Dec 17, 2012
The need for a functional network of n/g CERTs in Europe by the end of 2012 was established in several EU documents (Digital Agenda for Europe/EU’s Internal Security Strategy/the CIIP Communication). The Status Report 2012 states that the key obstacle to cross-border cooperation and incident response is the diversity of capabilities across Member States. Some teams do not have an ‘adequate level of maturity’ compared with the teams in other Member States. Four baseline capabilities constitute the focus of the report:
Excerpts of key findings for n/g CERTs;
1. Mandate & strategy:
-Most n/g CERTs have a clear role and mandate, yet the details and form vary greatly across the EU.
-A great deal of work needs to be done regarding the proper inclusion of n/g CERTs in national cyber-security strategies; presently, less than 50% of the Member States have such strategies.
2. Service portfolio:
The scope of support depends on the type of constituent: key constituents (e.g. governmental bodies) receive the complete service portfolio. The valuable cyber security expertise of n/g CERTs is also highly sought by law enforcement agencies and other stakeholders.
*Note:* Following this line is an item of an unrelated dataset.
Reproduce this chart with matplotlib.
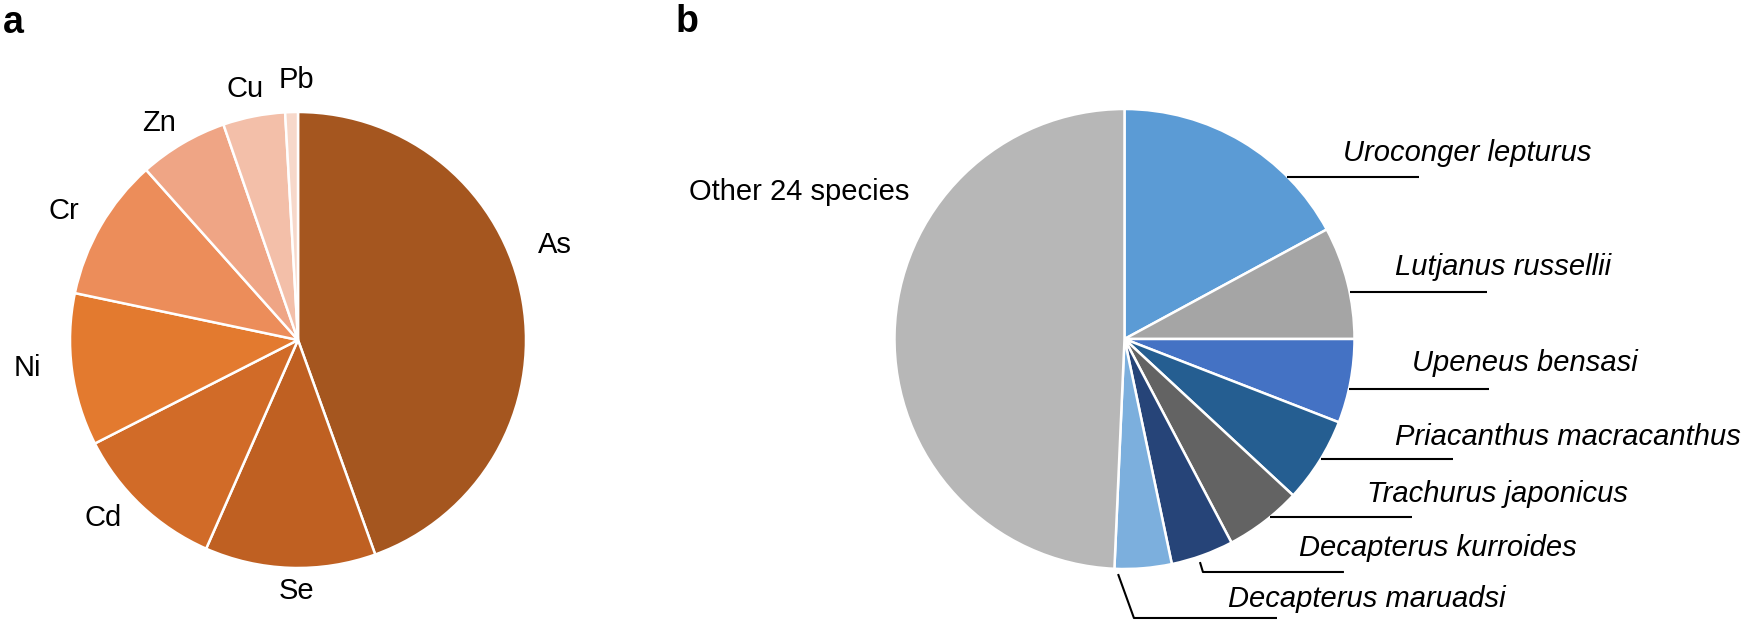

3. Operational capability:
More than 80% employ 6–8 full-time staff, which is the minimum level necessary for acceptable services. However, in smaller teams, staff have multiple roles, which is a barrier to specialisation. In particular, n/g CERTs report difficulties in hiring digital forensics and reverse engineering specialists.
4. Cooperation capability:
As large-scale cyber-incidents necessitates both national and international management, n/g CERTs are well anchored in international structures like (FIRST, TF-CSIRT, EGC, Trusted Introducer, APWG or ENISA workshops).
The Executive Director of ENISA, Professor Udo Helmbrecht, stated; “These two reports show that while great progress has been made in Europe recently, more work is necessary to bridge the different maturity levels of CERTs. The identified challenges: questions of clarity of governmental CERT roles and responsibilities, lack of funding and missing resources such as highly specialised IT, legal, and PR experts must be addressed. These challenges need to be resolved by many parties: legislators, CERT teams, cooperation partners and international organisations.”